__TASK OBJECTIVE__:
Write out the material again word for word, dropping any images it holds.

══ DATASET EXCERPT

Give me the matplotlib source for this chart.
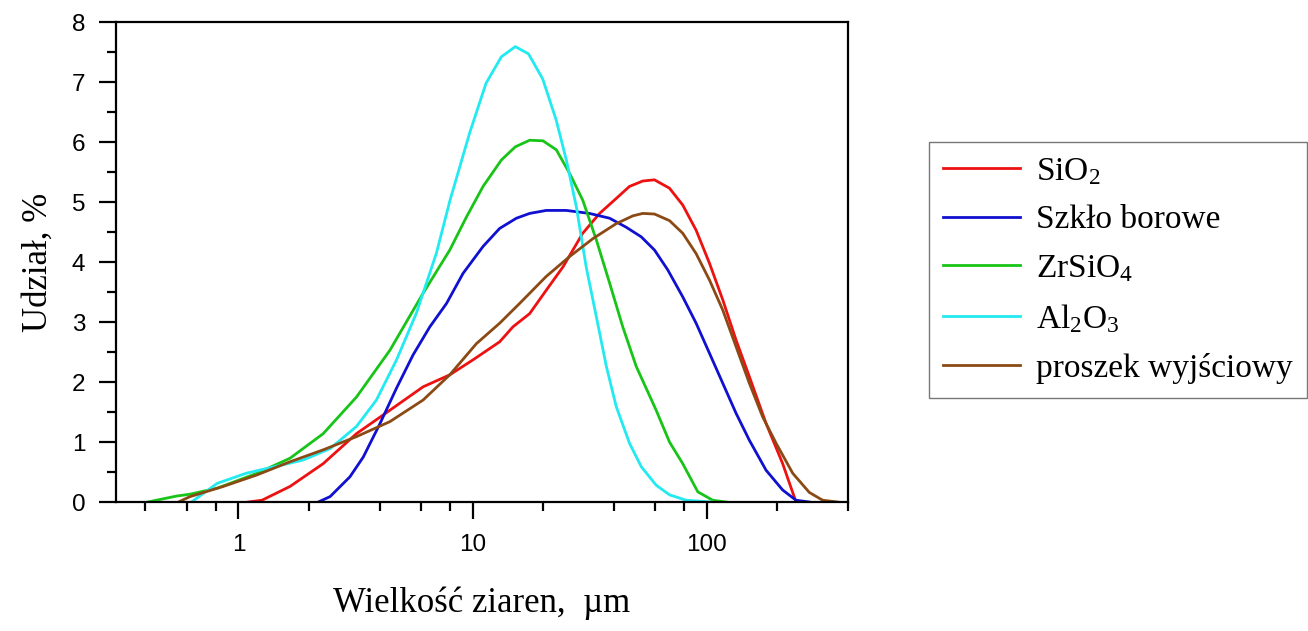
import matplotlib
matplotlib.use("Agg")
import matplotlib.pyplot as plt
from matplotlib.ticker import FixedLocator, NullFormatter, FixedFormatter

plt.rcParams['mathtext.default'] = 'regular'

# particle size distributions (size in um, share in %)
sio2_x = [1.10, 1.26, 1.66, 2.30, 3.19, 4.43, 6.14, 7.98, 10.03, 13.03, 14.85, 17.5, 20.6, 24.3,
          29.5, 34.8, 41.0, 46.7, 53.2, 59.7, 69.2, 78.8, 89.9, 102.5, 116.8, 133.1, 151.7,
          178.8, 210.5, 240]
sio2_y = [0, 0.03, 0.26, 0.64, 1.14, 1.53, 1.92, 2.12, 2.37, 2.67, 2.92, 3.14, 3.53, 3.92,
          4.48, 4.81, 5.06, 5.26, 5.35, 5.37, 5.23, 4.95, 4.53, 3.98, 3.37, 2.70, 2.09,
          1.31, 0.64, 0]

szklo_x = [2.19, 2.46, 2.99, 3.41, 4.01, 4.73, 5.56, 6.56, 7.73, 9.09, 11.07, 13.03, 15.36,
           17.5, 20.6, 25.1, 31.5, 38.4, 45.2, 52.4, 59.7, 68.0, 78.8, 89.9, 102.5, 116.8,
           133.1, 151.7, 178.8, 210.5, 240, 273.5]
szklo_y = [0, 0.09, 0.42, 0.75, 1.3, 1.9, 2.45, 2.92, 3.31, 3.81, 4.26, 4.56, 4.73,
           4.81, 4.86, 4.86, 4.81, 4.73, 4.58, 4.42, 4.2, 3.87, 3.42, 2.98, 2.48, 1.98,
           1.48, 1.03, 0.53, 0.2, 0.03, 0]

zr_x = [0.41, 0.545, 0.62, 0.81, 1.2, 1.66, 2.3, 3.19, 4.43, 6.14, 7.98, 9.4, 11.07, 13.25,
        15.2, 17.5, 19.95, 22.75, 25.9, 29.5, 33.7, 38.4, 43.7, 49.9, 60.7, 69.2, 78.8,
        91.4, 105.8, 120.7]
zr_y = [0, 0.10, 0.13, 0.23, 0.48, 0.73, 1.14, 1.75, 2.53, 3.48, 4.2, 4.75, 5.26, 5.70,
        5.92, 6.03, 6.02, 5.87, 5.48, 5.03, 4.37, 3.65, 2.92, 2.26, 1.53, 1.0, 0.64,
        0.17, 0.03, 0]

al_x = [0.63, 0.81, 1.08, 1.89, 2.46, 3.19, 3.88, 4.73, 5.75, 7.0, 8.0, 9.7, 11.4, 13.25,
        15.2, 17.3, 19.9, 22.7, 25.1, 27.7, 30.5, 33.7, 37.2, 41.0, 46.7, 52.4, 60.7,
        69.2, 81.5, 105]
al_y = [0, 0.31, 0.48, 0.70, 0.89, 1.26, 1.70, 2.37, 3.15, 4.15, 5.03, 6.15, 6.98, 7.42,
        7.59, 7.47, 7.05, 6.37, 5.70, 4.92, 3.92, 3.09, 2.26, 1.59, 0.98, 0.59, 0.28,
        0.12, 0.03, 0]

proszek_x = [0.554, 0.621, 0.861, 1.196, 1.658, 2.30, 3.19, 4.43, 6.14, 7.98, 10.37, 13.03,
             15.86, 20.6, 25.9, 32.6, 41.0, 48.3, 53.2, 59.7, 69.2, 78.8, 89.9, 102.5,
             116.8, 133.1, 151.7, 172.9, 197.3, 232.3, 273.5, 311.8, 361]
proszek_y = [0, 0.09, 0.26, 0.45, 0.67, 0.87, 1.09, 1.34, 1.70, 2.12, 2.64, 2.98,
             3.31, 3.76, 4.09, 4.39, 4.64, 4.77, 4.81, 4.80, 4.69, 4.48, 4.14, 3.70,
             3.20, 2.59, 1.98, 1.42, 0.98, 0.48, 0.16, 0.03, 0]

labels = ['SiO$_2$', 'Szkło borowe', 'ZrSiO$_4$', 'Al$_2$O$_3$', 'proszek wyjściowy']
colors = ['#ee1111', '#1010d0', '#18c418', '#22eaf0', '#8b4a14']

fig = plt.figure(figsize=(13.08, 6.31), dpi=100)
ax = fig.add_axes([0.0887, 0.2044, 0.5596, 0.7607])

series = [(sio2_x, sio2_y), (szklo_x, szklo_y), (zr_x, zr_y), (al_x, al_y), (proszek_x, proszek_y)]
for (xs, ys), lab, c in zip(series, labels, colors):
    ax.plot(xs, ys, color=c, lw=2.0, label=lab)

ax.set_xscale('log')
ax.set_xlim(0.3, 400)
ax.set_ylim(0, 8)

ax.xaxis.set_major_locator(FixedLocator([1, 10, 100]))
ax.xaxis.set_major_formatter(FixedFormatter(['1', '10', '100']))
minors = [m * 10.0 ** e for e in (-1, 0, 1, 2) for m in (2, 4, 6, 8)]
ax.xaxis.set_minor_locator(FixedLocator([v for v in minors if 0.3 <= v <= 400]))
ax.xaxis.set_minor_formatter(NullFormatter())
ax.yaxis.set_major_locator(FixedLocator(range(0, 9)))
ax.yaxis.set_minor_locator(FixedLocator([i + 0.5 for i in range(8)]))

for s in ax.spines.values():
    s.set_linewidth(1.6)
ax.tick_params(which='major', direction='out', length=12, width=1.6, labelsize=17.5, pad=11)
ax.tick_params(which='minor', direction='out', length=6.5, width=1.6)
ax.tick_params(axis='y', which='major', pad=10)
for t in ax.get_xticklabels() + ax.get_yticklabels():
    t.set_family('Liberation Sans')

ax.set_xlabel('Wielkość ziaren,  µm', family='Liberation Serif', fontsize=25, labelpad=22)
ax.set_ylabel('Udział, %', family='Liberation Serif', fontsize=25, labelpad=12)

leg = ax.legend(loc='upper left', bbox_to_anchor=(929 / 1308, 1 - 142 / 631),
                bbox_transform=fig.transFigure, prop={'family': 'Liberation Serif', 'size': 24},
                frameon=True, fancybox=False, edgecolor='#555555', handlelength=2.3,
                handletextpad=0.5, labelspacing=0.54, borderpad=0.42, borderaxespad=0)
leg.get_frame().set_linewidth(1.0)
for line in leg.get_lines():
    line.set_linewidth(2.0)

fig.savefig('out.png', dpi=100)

════

__SOLVED PROBLEM__:
Give me the matplotlib source for this chart.
import matplotlib
matplotlib.use("Agg")
import matplotlib.pyplot as plt
from matplotlib.ticker import FixedLocator, NullFormatter, FixedFormatter

plt.rcParams['mathtext.default'] = 'regular'

# particle size distributions (size in um, share in %)
sio2_x = [1.10, 1.26, 1.66, 2.30, 3.19, 4.43, 6.14, 7.98, 10.03, 13.03, 14.85, 17.5, 20.6, 24.3,
          29.5, 34.8, 41.0, 46.7, 53.2, 59.7, 69.2, 78.8, 89.9, 102.5, 116.8, 133.1, 151.7,
          178.8, 210.5, 240]
sio2_y = [0, 0.03, 0.26, 0.64, 1.14, 1.53, 1.92, 2.12, 2.37, 2.67, 2.92, 3.14, 3.53, 3.92,
          4.48, 4.81, 5.06, 5.26, 5.35, 5.37, 5.23, 4.95, 4.53, 3.98, 3.37, 2.70, 2.09,
          1.31, 0.64, 0]

szklo_x = [2.19, 2.46, 2.99, 3.41, 4.01, 4.73, 5.56, 6.56, 7.73, 9.09, 11.07, 13.03, 15.36,
           17.5, 20.6, 25.1, 31.5, 38.4, 45.2, 52.4, 59.7, 68.0, 78.8, 89.9, 102.5, 116.8,
           133.1, 151.7, 178.8, 210.5, 240, 273.5]
szklo_y = [0, 0.09, 0.42, 0.75, 1.3, 1.9, 2.45, 2.92, 3.31, 3.81, 4.26, 4.56, 4.73,
           4.81, 4.86, 4.86, 4.81, 4.73, 4.58, 4.42, 4.2, 3.87, 3.42, 2.98, 2.48, 1.98,
           1.48, 1.03, 0.53, 0.2, 0.03, 0]

zr_x = [0.41, 0.545, 0.62, 0.81, 1.2, 1.66, 2.3, 3.19, 4.43, 6.14, 7.98, 9.4, 11.07, 13.25,
        15.2, 17.5, 19.95, 22.75, 25.9, 29.5, 33.7, 38.4, 43.7, 49.9, 60.7, 69.2, 78.8,
        91.4, 105.8, 120.7]
zr_y = [0, 0.10, 0.13, 0.23, 0.48, 0.73, 1.14, 1.75, 2.53, 3.48, 4.2, 4.75, 5.26, 5.70,
        5.92, 6.03, 6.02, 5.87, 5.48, 5.03, 4.37, 3.65, 2.92, 2.26, 1.53, 1.0, 0.64,
        0.17, 0.03, 0]

al_x = [0.63, 0.81, 1.08, 1.89, 2.46, 3.19, 3.88, 4.73, 5.75, 7.0, 8.0, 9.7, 11.4, 13.25,
        15.2, 17.3, 19.9, 22.7, 25.1, 27.7, 30.5, 33.7, 37.2, 41.0, 46.7, 52.4, 60.7,
        69.2, 81.5, 105]
al_y = [0, 0.31, 0.48, 0.70, 0.89, 1.26, 1.70, 2.37, 3.15, 4.15, 5.03, 6.15, 6.98, 7.42,
        7.59, 7.47, 7.05, 6.37, 5.70, 4.92, 3.92, 3.09, 2.26, 1.59, 0.98, 0.59, 0.28,
        0.12, 0.03, 0]

proszek_x = [0.554, 0.621, 0.861, 1.196, 1.658, 2.30, 3.19, 4.43, 6.14, 7.98, 10.37, 13.03,
             15.86, 20.6, 25.9, 32.6, 41.0, 48.3, 53.2, 59.7, 69.2, 78.8, 89.9, 102.5,
             116.8, 133.1, 151.7, 172.9, 197.3, 232.3, 273.5, 311.8, 361]
proszek_y = [0, 0.09, 0.26, 0.45, 0.67, 0.87, 1.09, 1.34, 1.70, 2.12, 2.64, 2.98,
             3.31, 3.76, 4.09, 4.39, 4.64, 4.77, 4.81, 4.80, 4.69, 4.48, 4.14, 3.70,
             3.20, 2.59, 1.98, 1.42, 0.98, 0.48, 0.16, 0.03, 0]

labels = ['SiO$_2$', 'Szkło borowe', 'ZrSiO$_4$', 'Al$_2$O$_3$', 'proszek wyjściowy']
colors = ['#ee1111', '#1010d0', '#18c418', '#22eaf0', '#8b4a14']

fig = plt.figure(figsize=(13.08, 6.31), dpi=100)
ax = fig.add_axes([0.0887, 0.2044, 0.5596, 0.7607])

series = [(sio2_x, sio2_y), (szklo_x, szklo_y), (zr_x, zr_y), (al_x, al_y), (proszek_x, proszek_y)]
for (xs, ys), lab, c in zip(series, labels, colors):
    ax.plot(xs, ys, color=c, lw=2.0, label=lab)

ax.set_xscale('log')
ax.set_xlim(0.3, 400)
ax.set_ylim(0, 8)

ax.xaxis.set_major_locator(FixedLocator([1, 10, 100]))
ax.xaxis.set_major_formatter(FixedFormatter(['1', '10', '100']))
minors = [m * 10.0 ** e for e in (-1, 0, 1, 2) for m in (2, 4, 6, 8)]
ax.xaxis.set_minor_locator(FixedLocator([v for v in minors if 0.3 <= v <= 400]))
ax.xaxis.set_minor_formatter(NullFormatter())
ax.yaxis.set_major_locator(FixedLocator(range(0, 9)))
ax.yaxis.set_minor_locator(FixedLocator([i + 0.5 for i in range(8)]))

for s in ax.spines.values():
    s.set_linewidth(1.6)
ax.tick_params(which='major', direction='out', length=12, width=1.6, labelsize=17.5, pad=11)
ax.tick_params(which='minor', direction='out', length=6.5, width=1.6)
ax.tick_params(axis='y', which='major', pad=10)
for t in ax.get_xticklabels() + ax.get_yticklabels():
    t.set_family('Liberation Sans')

ax.set_xlabel('Wielkość ziaren,  µm', family='Liberation Serif', fontsize=25, labelpad=22)
ax.set_ylabel('Udział, %', family='Liberation Serif', fontsize=25, labelpad=12)

leg = ax.legend(loc='upper left', bbox_to_anchor=(929 / 1308, 1 - 142 / 631),
                bbox_transform=fig.transFigure, prop={'family': 'Liberation Serif', 'size': 24},
                frameon=True, fancybox=False, edgecolor='#555555', handlelength=2.3,
                handletextpad=0.5, labelspacing=0.54, borderpad=0.42, borderaxespad=0)
leg.get_frame().set_linewidth(1.0)
for line in leg.get_lines():
    line.set_linewidth(2.0)

fig.savefig('out.png', dpi=100)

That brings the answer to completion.